SOURCE EXCERPT:
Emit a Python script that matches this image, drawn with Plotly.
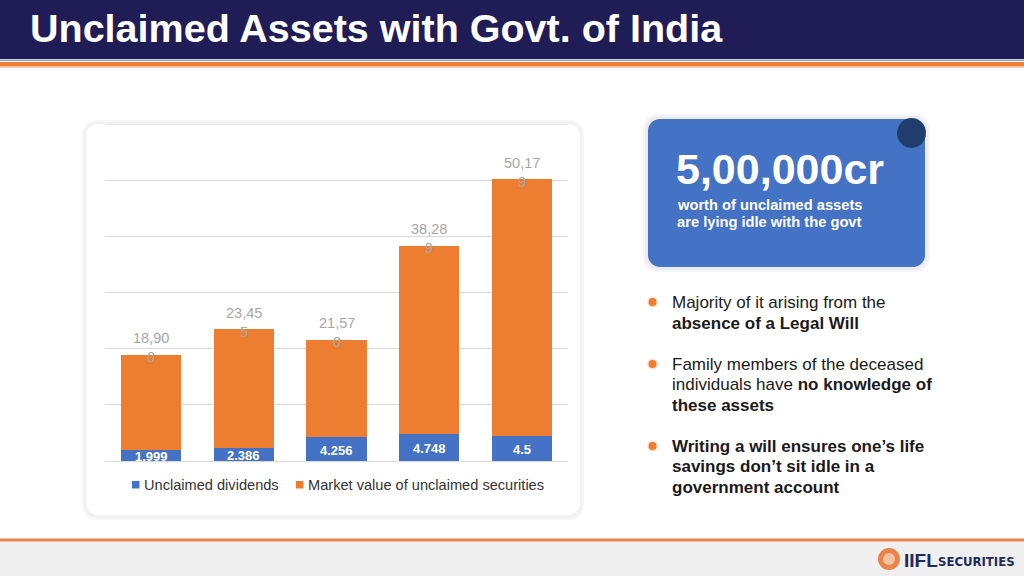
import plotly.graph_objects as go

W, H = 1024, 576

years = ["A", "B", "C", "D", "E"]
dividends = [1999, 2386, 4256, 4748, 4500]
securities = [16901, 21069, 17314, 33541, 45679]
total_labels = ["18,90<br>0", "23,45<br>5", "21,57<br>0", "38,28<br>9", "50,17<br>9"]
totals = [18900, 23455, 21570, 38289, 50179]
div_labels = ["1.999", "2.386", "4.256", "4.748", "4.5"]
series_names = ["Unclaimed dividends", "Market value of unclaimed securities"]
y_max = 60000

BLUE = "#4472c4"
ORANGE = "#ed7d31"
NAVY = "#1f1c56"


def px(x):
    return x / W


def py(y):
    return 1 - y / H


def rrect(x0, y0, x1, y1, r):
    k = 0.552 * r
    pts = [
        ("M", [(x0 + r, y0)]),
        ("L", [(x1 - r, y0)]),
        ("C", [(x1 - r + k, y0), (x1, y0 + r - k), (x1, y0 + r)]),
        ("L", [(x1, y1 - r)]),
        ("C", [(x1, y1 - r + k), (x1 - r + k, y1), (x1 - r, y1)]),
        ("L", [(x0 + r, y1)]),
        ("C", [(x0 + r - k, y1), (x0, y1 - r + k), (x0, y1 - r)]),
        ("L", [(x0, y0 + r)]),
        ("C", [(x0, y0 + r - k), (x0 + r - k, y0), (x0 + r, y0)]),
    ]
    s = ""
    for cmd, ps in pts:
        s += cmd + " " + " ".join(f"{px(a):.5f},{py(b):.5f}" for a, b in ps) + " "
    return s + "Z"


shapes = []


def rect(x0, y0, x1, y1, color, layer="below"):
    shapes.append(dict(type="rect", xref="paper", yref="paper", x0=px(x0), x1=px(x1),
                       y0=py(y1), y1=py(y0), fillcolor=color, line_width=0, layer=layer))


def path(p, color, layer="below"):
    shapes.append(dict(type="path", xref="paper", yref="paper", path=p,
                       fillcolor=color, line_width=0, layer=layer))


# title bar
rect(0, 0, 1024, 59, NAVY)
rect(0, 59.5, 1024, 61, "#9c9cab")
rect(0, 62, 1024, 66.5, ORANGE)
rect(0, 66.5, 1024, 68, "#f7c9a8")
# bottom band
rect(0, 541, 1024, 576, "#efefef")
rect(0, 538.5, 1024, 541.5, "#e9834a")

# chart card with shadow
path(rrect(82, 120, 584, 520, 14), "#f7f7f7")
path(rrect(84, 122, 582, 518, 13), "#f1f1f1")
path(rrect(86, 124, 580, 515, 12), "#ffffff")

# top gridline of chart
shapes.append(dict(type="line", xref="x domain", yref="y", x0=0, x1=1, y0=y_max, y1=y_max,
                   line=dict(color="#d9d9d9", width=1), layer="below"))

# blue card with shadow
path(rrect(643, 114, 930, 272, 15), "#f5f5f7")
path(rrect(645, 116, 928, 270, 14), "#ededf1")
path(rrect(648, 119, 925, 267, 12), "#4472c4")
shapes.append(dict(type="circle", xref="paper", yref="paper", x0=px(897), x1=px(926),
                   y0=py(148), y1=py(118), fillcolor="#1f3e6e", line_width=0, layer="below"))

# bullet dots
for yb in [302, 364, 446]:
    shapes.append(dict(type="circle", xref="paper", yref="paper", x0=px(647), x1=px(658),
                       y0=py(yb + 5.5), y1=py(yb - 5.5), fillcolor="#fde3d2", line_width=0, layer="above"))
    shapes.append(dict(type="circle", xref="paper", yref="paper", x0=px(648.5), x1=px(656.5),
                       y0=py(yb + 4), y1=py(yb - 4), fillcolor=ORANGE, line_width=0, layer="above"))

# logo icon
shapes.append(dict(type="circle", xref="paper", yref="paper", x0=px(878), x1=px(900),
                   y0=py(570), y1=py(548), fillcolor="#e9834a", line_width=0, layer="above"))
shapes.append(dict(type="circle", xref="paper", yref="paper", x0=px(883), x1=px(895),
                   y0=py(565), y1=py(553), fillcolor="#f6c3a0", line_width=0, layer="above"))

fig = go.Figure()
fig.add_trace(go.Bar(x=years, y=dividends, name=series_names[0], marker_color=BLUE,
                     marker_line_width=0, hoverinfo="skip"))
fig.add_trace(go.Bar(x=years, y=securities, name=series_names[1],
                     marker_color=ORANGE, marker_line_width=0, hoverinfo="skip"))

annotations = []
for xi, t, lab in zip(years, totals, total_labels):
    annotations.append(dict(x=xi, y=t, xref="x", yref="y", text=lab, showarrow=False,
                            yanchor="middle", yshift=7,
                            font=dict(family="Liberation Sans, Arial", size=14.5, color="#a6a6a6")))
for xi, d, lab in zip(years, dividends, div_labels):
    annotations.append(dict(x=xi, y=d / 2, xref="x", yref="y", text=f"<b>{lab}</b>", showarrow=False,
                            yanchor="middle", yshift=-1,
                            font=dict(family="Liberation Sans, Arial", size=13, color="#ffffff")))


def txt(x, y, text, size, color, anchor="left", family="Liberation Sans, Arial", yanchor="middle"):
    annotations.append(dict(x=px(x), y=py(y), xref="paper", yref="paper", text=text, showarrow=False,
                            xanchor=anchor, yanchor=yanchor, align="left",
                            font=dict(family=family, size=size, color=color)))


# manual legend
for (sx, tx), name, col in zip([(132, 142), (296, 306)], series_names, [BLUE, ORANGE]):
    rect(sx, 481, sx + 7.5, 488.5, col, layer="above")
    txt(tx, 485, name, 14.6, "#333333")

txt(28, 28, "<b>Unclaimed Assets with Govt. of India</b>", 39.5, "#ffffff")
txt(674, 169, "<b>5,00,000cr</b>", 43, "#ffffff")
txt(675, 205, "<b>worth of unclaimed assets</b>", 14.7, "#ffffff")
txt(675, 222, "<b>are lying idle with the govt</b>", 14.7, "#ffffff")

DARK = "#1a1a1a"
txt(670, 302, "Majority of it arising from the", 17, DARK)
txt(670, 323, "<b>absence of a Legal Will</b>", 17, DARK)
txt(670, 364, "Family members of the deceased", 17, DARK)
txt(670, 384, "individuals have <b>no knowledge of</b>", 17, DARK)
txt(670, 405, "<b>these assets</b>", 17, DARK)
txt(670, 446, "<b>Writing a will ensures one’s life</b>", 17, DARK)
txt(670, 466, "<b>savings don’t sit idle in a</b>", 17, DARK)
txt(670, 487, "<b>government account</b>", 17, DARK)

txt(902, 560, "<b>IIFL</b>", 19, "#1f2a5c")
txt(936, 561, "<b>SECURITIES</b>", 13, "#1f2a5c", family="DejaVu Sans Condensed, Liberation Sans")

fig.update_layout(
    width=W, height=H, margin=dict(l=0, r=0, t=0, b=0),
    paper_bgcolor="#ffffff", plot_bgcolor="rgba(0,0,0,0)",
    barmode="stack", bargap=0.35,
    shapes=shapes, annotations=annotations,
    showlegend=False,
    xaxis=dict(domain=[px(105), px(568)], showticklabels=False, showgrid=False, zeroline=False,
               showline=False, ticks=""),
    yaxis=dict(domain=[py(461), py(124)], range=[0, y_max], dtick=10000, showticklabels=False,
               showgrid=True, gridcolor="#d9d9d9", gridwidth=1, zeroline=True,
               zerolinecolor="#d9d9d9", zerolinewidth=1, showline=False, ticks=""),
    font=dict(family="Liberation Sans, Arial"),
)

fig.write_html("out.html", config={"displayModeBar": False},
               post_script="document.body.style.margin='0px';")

AIM: Skip the pictures, then retype every line above exactly.

ANSWER:
Emit a Python script that matches this image, drawn with Plotly.
import plotly.graph_objects as go

W, H = 1024, 576

years = ["A", "B", "C", "D", "E"]
dividends = [1999, 2386, 4256, 4748, 4500]
securities = [16901, 21069, 17314, 33541, 45679]
total_labels = ["18,90<br>0", "23,45<br>5", "21,57<br>0", "38,28<br>9", "50,17<br>9"]
totals = [18900, 23455, 21570, 38289, 50179]
div_labels = ["1.999", "2.386", "4.256", "4.748", "4.5"]
series_names = ["Unclaimed dividends", "Market value of unclaimed securities"]
y_max = 60000

BLUE = "#4472c4"
ORANGE = "#ed7d31"
NAVY = "#1f1c56"


def px(x):
    return x / W


def py(y):
    return 1 - y / H


def rrect(x0, y0, x1, y1, r):
    k = 0.552 * r
    pts = [
        ("M", [(x0 + r, y0)]),
        ("L", [(x1 - r, y0)]),
        ("C", [(x1 - r + k, y0), (x1, y0 + r - k), (x1, y0 + r)]),
        ("L", [(x1, y1 - r)]),
        ("C", [(x1, y1 - r + k), (x1 - r + k, y1), (x1 - r, y1)]),
        ("L", [(x0 + r, y1)]),
        ("C", [(x0 + r - k, y1), (x0, y1 - r + k), (x0, y1 - r)]),
        ("L", [(x0, y0 + r)]),
        ("C", [(x0, y0 + r - k), (x0 + r - k, y0), (x0 + r, y0)]),
    ]
    s = ""
    for cmd, ps in pts:
        s += cmd + " " + " ".join(f"{px(a):.5f},{py(b):.5f}" for a, b in ps) + " "
    return s + "Z"


shapes = []


def rect(x0, y0, x1, y1, color, layer="below"):
    shapes.append(dict(type="rect", xref="paper", yref="paper", x0=px(x0), x1=px(x1),
                       y0=py(y1), y1=py(y0), fillcolor=color, line_width=0, layer=layer))


def path(p, color, layer="below"):
    shapes.append(dict(type="path", xref="paper", yref="paper", path=p,
                       fillcolor=color, line_width=0, layer=layer))


# title bar
rect(0, 0, 1024, 59, NAVY)
rect(0, 59.5, 1024, 61, "#9c9cab")
rect(0, 62, 1024, 66.5, ORANGE)
rect(0, 66.5, 1024, 68, "#f7c9a8")
# bottom band
rect(0, 541, 1024, 576, "#efefef")
rect(0, 538.5, 1024, 541.5, "#e9834a")

# chart card with shadow
path(rrect(82, 120, 584, 520, 14), "#f7f7f7")
path(rrect(84, 122, 582, 518, 13), "#f1f1f1")
path(rrect(86, 124, 580, 515, 12), "#ffffff")

# top gridline of chart
shapes.append(dict(type="line", xref="x domain", yref="y", x0=0, x1=1, y0=y_max, y1=y_max,
                   line=dict(color="#d9d9d9", width=1), layer="below"))

# blue card with shadow
path(rrect(643, 114, 930, 272, 15), "#f5f5f7")
path(rrect(645, 116, 928, 270, 14), "#ededf1")
path(rrect(648, 119, 925, 267, 12), "#4472c4")
shapes.append(dict(type="circle", xref="paper", yref="paper", x0=px(897), x1=px(926),
                   y0=py(148), y1=py(118), fillcolor="#1f3e6e", line_width=0, layer="below"))

# bullet dots
for yb in [302, 364, 446]:
    shapes.append(dict(type="circle", xref="paper", yref="paper", x0=px(647), x1=px(658),
                       y0=py(yb + 5.5), y1=py(yb - 5.5), fillcolor="#fde3d2", line_width=0, layer="above"))
    shapes.append(dict(type="circle", xref="paper", yref="paper", x0=px(648.5), x1=px(656.5),
                       y0=py(yb + 4), y1=py(yb - 4), fillcolor=ORANGE, line_width=0, layer="above"))

# logo icon
shapes.append(dict(type="circle", xref="paper", yref="paper", x0=px(878), x1=px(900),
                   y0=py(570), y1=py(548), fillcolor="#e9834a", line_width=0, layer="above"))
shapes.append(dict(type="circle", xref="paper", yref="paper", x0=px(883), x1=px(895),
                   y0=py(565), y1=py(553), fillcolor="#f6c3a0", line_width=0, layer="above"))

fig = go.Figure()
fig.add_trace(go.Bar(x=years, y=dividends, name=series_names[0], marker_color=BLUE,
                     marker_line_width=0, hoverinfo="skip"))
fig.add_trace(go.Bar(x=years, y=securities, name=series_names[1],
                     marker_color=ORANGE, marker_line_width=0, hoverinfo="skip"))

annotations = []
for xi, t, lab in zip(years, totals, total_labels):
    annotations.append(dict(x=xi, y=t, xref="x", yref="y", text=lab, showarrow=False,
                            yanchor="middle", yshift=7,
                            font=dict(family="Liberation Sans, Arial", size=14.5, color="#a6a6a6")))
for xi, d, lab in zip(years, dividends, div_labels):
    annotations.append(dict(x=xi, y=d / 2, xref="x", yref="y", text=f"<b>{lab}</b>", showarrow=False,
                            yanchor="middle", yshift=-1,
                            font=dict(family="Liberation Sans, Arial", size=13, color="#ffffff")))


def txt(x, y, text, size, color, anchor="left", family="Liberation Sans, Arial", yanchor="middle"):
    annotations.append(dict(x=px(x), y=py(y), xref="paper", yref="paper", text=text, showarrow=False,
                            xanchor=anchor, yanchor=yanchor, align="left",
                            font=dict(family=family, size=size, color=color)))


# manual legend
for (sx, tx), name, col in zip([(132, 142), (296, 306)], series_names, [BLUE, ORANGE]):
    rect(sx, 481, sx + 7.5, 488.5, col, layer="above")
    txt(tx, 485, name, 14.6, "#333333")

txt(28, 28, "<b>Unclaimed Assets with Govt. of India</b>", 39.5, "#ffffff")
txt(674, 169, "<b>5,00,000cr</b>", 43, "#ffffff")
txt(675, 205, "<b>worth of unclaimed assets</b>", 14.7, "#ffffff")
txt(675, 222, "<b>are lying idle with the govt</b>", 14.7, "#ffffff")

DARK = "#1a1a1a"
txt(670, 302, "Majority of it arising from the", 17, DARK)
txt(670, 323, "<b>absence of a Legal Will</b>", 17, DARK)
txt(670, 364, "Family members of the deceased", 17, DARK)
txt(670, 384, "individuals have <b>no knowledge of</b>", 17, DARK)
txt(670, 405, "<b>these assets</b>", 17, DARK)
txt(670, 446, "<b>Writing a will ensures one’s life</b>", 17, DARK)
txt(670, 466, "<b>savings don’t sit idle in a</b>", 17, DARK)
txt(670, 487, "<b>government account</b>", 17, DARK)

txt(902, 560, "<b>IIFL</b>", 19, "#1f2a5c")
txt(936, 561, "<b>SECURITIES</b>", 13, "#1f2a5c", family="DejaVu Sans Condensed, Liberation Sans")

fig.update_layout(
    width=W, height=H, margin=dict(l=0, r=0, t=0, b=0),
    paper_bgcolor="#ffffff", plot_bgcolor="rgba(0,0,0,0)",
    barmode="stack", bargap=0.35,
    shapes=shapes, annotations=annotations,
    showlegend=False,
    xaxis=dict(domain=[px(105), px(568)], showticklabels=False, showgrid=False, zeroline=False,
               showline=False, ticks=""),
    yaxis=dict(domain=[py(461), py(124)], range=[0, y_max], dtick=10000, showticklabels=False,
               showgrid=True, gridcolor="#d9d9d9", gridwidth=1, zeroline=True,
               zerolinecolor="#d9d9d9", zerolinewidth=1, showline=False, ticks=""),
    font=dict(family="Liberation Sans, Arial"),
)

fig.write_html("out.html", config={"displayModeBar": False},
               post_script="document.body.style.margin='0px';")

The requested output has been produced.